Zur Bilanz dieses Wochenendes gehört nicht nur das Massaker von Istanbul. In der Stadt Nusaybin im Südosten des Landes sterben bei Angriffen der verbotenen "Arbeiterpartei Kurdistans" (PKK) nach türkischen Medienangaben zwei Soldaten, bei einem anderen Einsatz starb ein weiterer Soldat. Der Generalstab teilt mit, bei Anti-Terror-Missionen seien mindestens 28 militante PKK-Mitglieder getötet worden. In Izmir nimmt die Polizei 19 Menschen fest, darunter zwei Bezirksbürgermeister der prokurdischen Oppositionspartei HDP. Der Grund, laut staatlicher Nachrichtenagentur DHA: eine geplante Demonstration zum kurdischen Neujahrsfest Newroz. Vor dem Newroz-Fest liegen die Nerven blank. Die Türkei, auf die Europa in der Flüchtlingskrise setzt, wird vom Terror erschüttert. Für die Umsetzung des Flüchtlingsdeals braucht Brüssel einen stabilen Partner; stattdessen müssen die Europäer mit einem zerrissenen Land zusammenarbeiten, mit einer Regierung, die ganze Teile der Gesellschaft zum Feind erklärt, mit einem Staatsapparat, der Grundrechte mit Füßen tritt - und zugleich unfähig zu sein scheint, die Bürger zu schützen. Wohin man schaut, überall verschärfen sich die Konflikte. Da ist das Terrorproblem - und die Tatsache, dass die Bedrohung aus zwei Richtungen kommt. Kurdische Extremisten haben nicht mehr nur den Staat im Visier, sondern drohen mit Schlägen in Metropolen und touristischen Zentren. Zugleich ist mit dem Bürgerkrieg in Syrien die islamistische Bedrohung gewachsen - vor allem durch den IS.
Am Rand der Belastbarkeit
Terror von zwei Seiten, das wäre für jeden Sicherheitsapparat eine Herausforderung. Die Türkei bringt es an den Rand der Belastbarkeit. Das zeigt sich auch daran, dass die Behörden vor Anschlägen immer wieder versagt haben. Sie haben Hinweise nicht ernst genommen - oder absichtlich ignoriert, so der schlimme Verdacht, den nicht wenige in der Türkei hegen.
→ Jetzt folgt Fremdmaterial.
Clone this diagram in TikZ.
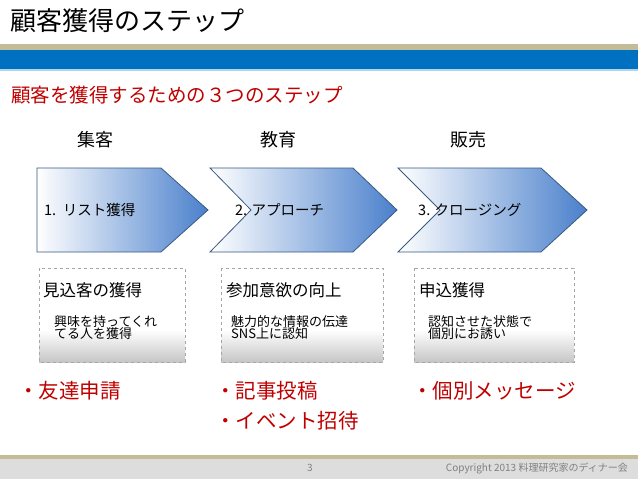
\documentclass[tikz,border=0pt]{standalone}
\usepackage{fontspec}
\setmainfont{Noto Sans CJK JP}
\usetikzlibrary{shapes.geometric}
\definecolor{tanc}{HTML}{C4BC96}
\definecolor{bandblue}{HTML}{0070C0}
\definecolor{chevblue}{HTML}{4A80CC}
\definecolor{chevline}{HTML}{3A5A80}
\definecolor{redt}{HTML}{C00000}
\definecolor{foot}{HTML}{DDDDDD}
\newcommand{\fs}[1]{\fontsize{#1}{#1}\selectfont}
\tikzset{
  chev/.style={draw=chevline,line width=0.8pt,left color=white,right color=chevblue},
  box/.style={draw=gray!70,dashed,line width=0.6pt},
  hd/.style={anchor=center,inner sep=0pt,font=\fs{18}},
  ctext/.style={anchor=west,inner sep=0pt,font=\fs{14.5}},
  btitle/.style={anchor=west,inner sep=0pt,font=\fs{16.5}},
  bsub/.style={anchor=north west,inner sep=0pt,font=\fs{13},align=left},
  red/.style={anchor=west,inner sep=0pt,text=redt,font=\fs{20.5}},
}
\begin{document}
\begin{tikzpicture}[x=1pt,y=-1pt]
\useasboundingbox (0,0) rectangle (638,479);
\fill[white] (0,0) rectangle (638,479);
% title
\node[anchor=west,inner sep=0pt,font=\fs{26}] (title) at (10,21) {顧客獲得のステップ};
\fill[tanc] (0,44) rectangle (638,50);
\fill[bandblue] (0,50) rectangle (638,69);
\fill[bandblue!30] (0,69) rectangle (638,71);
\node[anchor=west,inner sep=0pt,text=redt,font=\fs{19.5}] (sub) at (11,95) {顧客を獲得するための３つのステップ};
% headers
\node[hd] (h1) at (95,140) {集客};
\node[hd] (h2) at (278,140) {教育};
\node[hd] (h3) at (468,140) {販売};
% chevrons
\shade[chev] (37,168) -- (161,168) -- (208,210) -- (161,252) -- (37,252) -- cycle;
\shade[chev] (210,168) -- (353,168) -- (397,210) -- (353,252) -- (210,252) -- (251,210) -- cycle;
\shade[chev] (398,168) -- (541,168) -- (587,210) -- (541,252) -- (398,252) -- (440,210) -- cycle;
\node[ctext] (c1) at (44,210) {1.\ \ リスト獲得};
\node[ctext] (c2) at (235,210) {2. アプローチ};
\node[ctext] (c3) at (418,210) {3. クロージング};
% boxes
\foreach \a/\b in {39/185,221/383,414/574}{
  \fill[white] (\a,268) rectangle (\b,330);
  \shade[top color=white,bottom color=gray!45] (\a,330) rectangle (\b,362);
  \draw[box] (\a,268) rectangle (\b,362);
}
\node[btitle] (b1) at (43,290) {見込客の獲得};
\node[btitle] (b2) at (226,290) {参加意欲の向上};
\node[btitle] (b3) at (419,290) {申込獲得};
\node[bsub] (s1) at (54,315) {興味を持ってくれ\\[-0.5pt]てる人を獲得};
\node[bsub] (s2) at (231,315) {魅力的な情報の伝達\\[-0.5pt]SNS上に認知};
\node[bsub] (s3) at (428,315) {認知させた状態で\\[-0.5pt]個別にお誘い};
% red items
\node[red] (r1) at (18,391) {・友達申請};
\node[red] (r2) at (215,391) {・記事投稿};
\node[red] (r3) at (215,421) {・イベント招待};
\node[red] (r4) at (412,391) {・個別メッセージ};
% footer
\fill[tanc] (0,455) rectangle (638,459);
\fill[foot] (0,459) rectangle (638,479);
\node[inner sep=0pt,text=gray,font=\fs{10}] (pg) at (310,468) {3};
\node[anchor=east,inner sep=0pt,text=gray,font=\fs{10}] (cp) at (628,468) {Copyright 2013 料理研究家のディナー会};
\end{tikzpicture}
\end{document}
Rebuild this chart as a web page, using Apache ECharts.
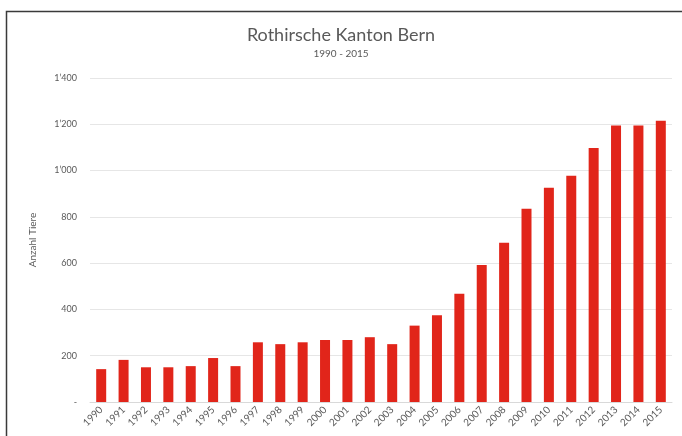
<!DOCTYPE html>
<html>
<head>
<meta charset="utf-8">
<script src="https://cdn.jsdelivr.net/npm/echarts@6/dist/echarts.min.js"></script>
<style>
  html, body { margin: 0; padding: 0; background: #fff; }
  #chart { width: 682px; height: 436px; }
</style>
</head>
<body>
<div id="chart"></div>
<script>
// Red deer counts, canton of Bern
const years = ['1990','1991','1992','1993','1994','1995','1996','1997','1998','1999','2000','2001','2002','2003','2004','2005','2006','2007','2008','2009','2010','2011','2012','2013','2014','2015'];
const deerCounts = [142, 182, 150, 150, 155, 190, 155, 258, 250, 258, 268, 268, 280, 250, 330, 375, 468, 592, 688, 835, 926, 978, 1098, 1195, 1195, 1215];
const yTicks = [0, 200, 400, 600, 800, 1000, 1200, 1400];

const chart = echarts.init(document.getElementById('chart'));
const textColor = '#595959';
const font = 'Lato, "Open Sans", sans-serif';

// Swiss thousands separator, dash for zero
function fmt(v) {
  if (v === 0) return '-';
  const s = String(v);
  return s.length > 3 ? s.slice(0, s.length - 3) + '\u2019' + s.slice(-3) : s;
}

chart.setOption({
  animation: false,
  backgroundColor: '#fff',
  title: {
    text: 'Rothirsche Kanton Bern',
    subtext: '1990 - 2015',
    left: 'center',
    top: 21,
    itemGap: 5,
    textStyle: { fontFamily: font, fontSize: 18, fontWeight: 'normal', color: textColor },
    subtextStyle: { fontFamily: font, fontSize: 10, color: textColor }
  },
  graphic: [{
    type: 'polyline',
    shape: { points: [[6.5, 436], [6.5, 11.5], [682, 11.5]] },
    style: { stroke: '#3a3a3a', lineWidth: 1.5, fill: null },
    silent: true
  }],
  grid: { left: 90, right: 10, top: 78, bottom: 34 },
  xAxis: {
    type: 'category',
    data: years,
    axisLine: { show: true, lineStyle: { color: '#d9d9d9' } },
    axisTick: { show: false },
    axisLabel: {
      rotate: 45,
      interval: 0,
      fontFamily: font,
      fontSize: 10,
      color: textColor,
      margin: 6
    }
  },
  yAxis: {
    type: 'value',
    min: yTicks[0],
    max: yTicks[yTicks.length - 1],
    interval: 200,
    name: 'Anzahl Tiere',
    nameLocation: 'middle',
    nameGap: 52,
    nameRotate: 90,
    nameTextStyle: { fontFamily: font, fontSize: 10, color: textColor },
    axisLine: { show: false },
    axisTick: { show: false },
    splitLine: { lineStyle: { color: '#e6e6e6', width: 1 } },
    axisLabel: {
      fontFamily: font,
      fontSize: 9,
      color: textColor,
      margin: 13,
      formatter: fmt
    }
  },
  series: [{
    type: 'bar',
    data: deerCounts,
    barWidth: 10,
    itemStyle: { color: '#e1251a' }
  }]
});
</script>
</body>
</html>
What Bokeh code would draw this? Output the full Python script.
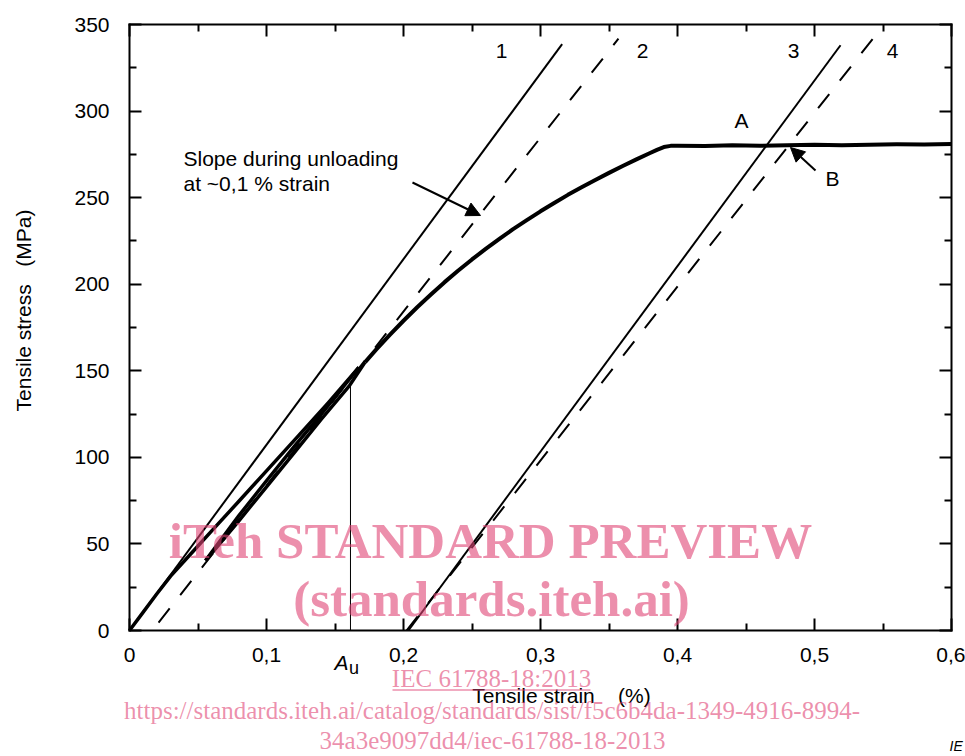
import math
from bokeh.plotting import figure
from bokeh.models import (Range1d, LinearAxis, FixedTicker, CustomJSTickFormatter,
                          Label, Arrow, NormalHead)
from bokeh.embed import file_html
from bokeh.resources import INLINE

# ---------------- data ----------------
x_ticks = [0, 0.1, 0.2, 0.3, 0.4, 0.5, 0.6]
x_minor = [0.05, 0.15, 0.25, 0.35, 0.45, 0.55]
y_ticks = [0, 50, 100, 150, 200, 250, 300, 350]
y_minor = [25, 75, 125, 175, 225, 275, 325]

# stress-strain curve (strain %, stress MPa)
loading_x = [0, 0.01, 0.02, 0.03, 0.045, 0.06, 0.08, 0.10, 0.1224, 0.145, 0.1674]
loading_y = [0, 10.6, 21.2, 31.4, 44.5, 57.5, 74.8, 92.2, 111.7, 131.5, 152]
unloading_x = [0.1674, 0.14, 0.12, 0.10, 0.08, 0.0555]
unloading_y = [152, 125, 106, 86.5, 66.5, 40.4]
reloading_x = [0.0555, 0.08, 0.10, 0.12, 0.14, 0.1606, 0.172]
reloading_y = [40.4, 63.5, 83, 102.5, 122, 141.5, 155]
post_x = [0.172, 0.18, 0.19, 0.20, 0.21, 0.22, 0.23, 0.24, 0.25, 0.26, 0.27, 0.28,
          0.29, 0.30, 0.31, 0.32, 0.33, 0.34, 0.35, 0.36, 0.37, 0.38, 0.385, 0.39,
          0.395, 0.40, 0.42, 0.44, 0.46, 0.48, 0.50, 0.52, 0.54, 0.56, 0.58, 0.60]
post_y = [155, 162.2, 170.7, 178.9, 186.7, 194.1, 201.2, 207.9, 214.3, 220.4, 226.2, 231.8,
          237.0, 242.1, 246.9, 251.6, 256.0, 260.2, 264.3, 268.3, 272.1, 275.8, 277.6, 279.2,
          279.9, 280, 279.8, 280.3, 280, 280.2, 280.5, 280.3, 280.6, 280.8, 280.7, 281]

# straight reference lines (start / end points)
line1_x = [0, 0.3158]
line1_y = [0, 338.7]
line2_x = [0.0212, 0.3569]
line2_y = [4.6, 341.8]
line3_x = [0.2036, 0.519]
line3_y = [0, 338]
line4_x = [0.2022, 0.5445]
line4_y = [0, 343.7]

au_x = [0.1613, 0.1613]
au_y = [0, 141.5]

line_names = ["1", "2", "3", "4"]

FONT = "Liberation Sans"
SERIF = "Liberation Serif"

# the frame covers the whole canvas; the data box (0..0.6, 0..350) sits at
# page px x 129..951, y 630..24
X_SCALE = 822 / 0.6
Y_SCALE = 606 / 350.0
W, H = 965, 756


def rf(px, py):
    """page pixel -> data coords"""
    return (px - 129) / X_SCALE, (630 - py) / Y_SCALE


x0, y1 = rf(0, 0)
x1, y0 = rf(W, H)

p = figure(width=W, height=H, output_backend="svg", toolbar_location=None,
           x_range=Range1d(x0, x1), y_range=Range1d(y0, y1),
           x_axis_location=None, y_axis_location=None,
           min_border_left=0, min_border_right=0, min_border_top=0,
           min_border_bottom=0)
p.xgrid.visible = False
p.ygrid.visible = False
p.outline_line_color = None
p.background_fill_color = "white"
p.border_fill_color = "white"

xt = FixedTicker(ticks=x_ticks, minor_ticks=x_minor)
yt = FixedTicker(ticks=y_ticks, minor_ticks=y_minor)
xfmt = CustomJSTickFormatter(code="return tick == 0 ? '0' : tick.toFixed(1).replace('.', ',');")
blank = CustomJSTickFormatter(code="return '';")


def style_axis(ax):
    ax.axis_line_width = 2
    ax.axis_line_cap = "square"
    ax.major_tick_line_width = 2
    ax.minor_tick_line_width = 2
    ax.major_tick_in = 12
    ax.major_tick_out = 0
    ax.minor_tick_in = 7
    ax.minor_tick_out = 0
    ax.major_label_text_font = FONT
    ax.major_label_text_font_size = "21px"
    ax.major_label_text_color = "black"


bottom = LinearAxis(ticker=xt, formatter=xfmt, fixed_location=0, bounds=(0, 0.6))
style_axis(bottom)
bottom.major_label_standoff = 17
p.add_layout(bottom, "below")

left = LinearAxis(ticker=yt, fixed_location=0, bounds=(0, 350))
style_axis(left)
left.major_label_standoff = 20
p.add_layout(left, "left")

top = LinearAxis(ticker=xt, formatter=blank, fixed_location=350, bounds=(0, 0.6))
style_axis(top)
top.major_label_standoff = 0
p.add_layout(top, "above")

right = LinearAxis(ticker=yt, formatter=blank, fixed_location=0.6, bounds=(0, 350))
style_axis(right)
right.major_label_standoff = 0
p.add_layout(right, "right")

# reference lines
p.line(line1_x, line1_y, line_color="black", line_width=2)
p.line(line2_x, line2_y, line_color="black", line_width=2, line_dash="18 17")
p.line(line3_x, line3_y, line_color="black", line_width=2)
p.line(line4_x, line4_y, line_color="black", line_width=2, line_dash="18 17")
p.line(au_x, au_y, line_color="black", line_width=1)

# curve
p.line(loading_x, loading_y, line_color="black", line_width=3.5, line_join="round")
p.line(unloading_x, unloading_y, line_color="black", line_width=3.5, line_join="round")
p.line(reloading_x, reloading_y, line_color="black", line_width=3.5, line_join="round")
p.line(post_x, post_y, line_color="black", line_width=4, line_join="round")


def label(px, py, text, size="21px", align="center", color="black", font=FONT,
          style="normal", alpha=1.0, angle=0.0):
    dx, dy = rf(px, py)
    p.add_layout(Label(x=dx, y=dy, text=text, text_font=font, text_font_size=size,
                       text_font_style=style, text_color=color, text_alpha=alpha,
                       text_align=align, text_baseline="middle", angle=angle))


# line numbers and point labels
for name, (lx, ly) in zip(line_names, [(501, 50), (642, 50), (793, 50), (892, 50)]):
    label(lx, ly, name)
label(741, 120, "A")
label(832, 178, "B")
label(183, 158, "Slope during unloading", align="left")
label(183, 183, "at ~0,1 % strain", align="left")

# arrows
for (tx, ty), (hx, hy) in [((412, 182), (480, 215)), ((815, 170), (790, 147))]:
    sx, sy = rf(tx, ty)
    ex, ey = rf(hx, hy)
    p.add_layout(Arrow(x_start=sx, y_start=sy, x_end=ex, y_end=ey, line_width=2,
                       line_color="black",
                       end=NormalHead(size=14, fill_color="black", line_color="black",
                                      line_width=1)))

# A_u label
label(348, 662, "A", align="right", style="italic")
label(348.5, 667, "u", size="18px", align="left")

# axis titles
label(561, 695, "Tensile strain\u00a0\u00a0\u00a0\u00a0(%)")
label(23, 310, "Tensile stress\u00a0\u00a0\u00a0(MPa)", angle=math.pi / 2)

# watermark
PINK = "#E04575"
label(490, 540, "iTeh STANDARD PREVIEW", size="51px", font=SERIF, style="bold",
      color=PINK, alpha=0.6)
label(491, 598, "(standards.iteh.ai)", size="51px", font=SERIF, style="bold",
      color=PINK, alpha=0.6)
label(491, 678, "IEC 61788-18:2013", size="25px", font=SERIF, color=PINK, alpha=0.6)
label(491.5, 710, "https://standards.iteh.ai/catalog/standards/sist/f5c6b4da-1349-4916-8994-",
      size="25px", font=SERIF, color=PINK, alpha=0.6)
label(492, 740, "34a3e9097dd4/iec-61788-18-2013", size="25px", font=SERIF,
      color=PINK, alpha=0.6)
ux1, uy1 = rf(392, 689.5)
ux2, uy2 = rf(590, 689.5)
p.add_layout(Arrow(x_start=ux1, y_start=uy1, x_end=ux2, y_end=uy2, end=None, start=None,
                   line_color=PINK, line_alpha=0.6, line_width=1.5))

# cropped figure credit at the bottom right corner
label(949, 745, "IE", size="14px", align="left", style="italic")

open("out.html", "w").write(file_html(p, INLINE))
Doch es sind ja nicht nur die Bombenattentate, die das Land destabilisieren. Im Südosten eskaliert seit Monaten der Krieg. Die Gefechte zwischen Armee und PKK sind wieder aufgeflammt. Anders als früher wird der Kampf, der mit Unterbrechungen schon seit mehr als drei Jahrzehnten tobt und mindestens 40 000 Menschen das Leben gekostet hat, nicht mehr in den Bergen und Dörfern ausgetragen, sondern in den Städten. Hunderte Zivilisten sollen seit Beginn der Großoperation im Dezember ums Leben gekommen sein, auch viele Kinder. Schätzungen gehen davon aus, dass mehrere Hunderttausend Menschen zu Binnenflüchtlingen wurden.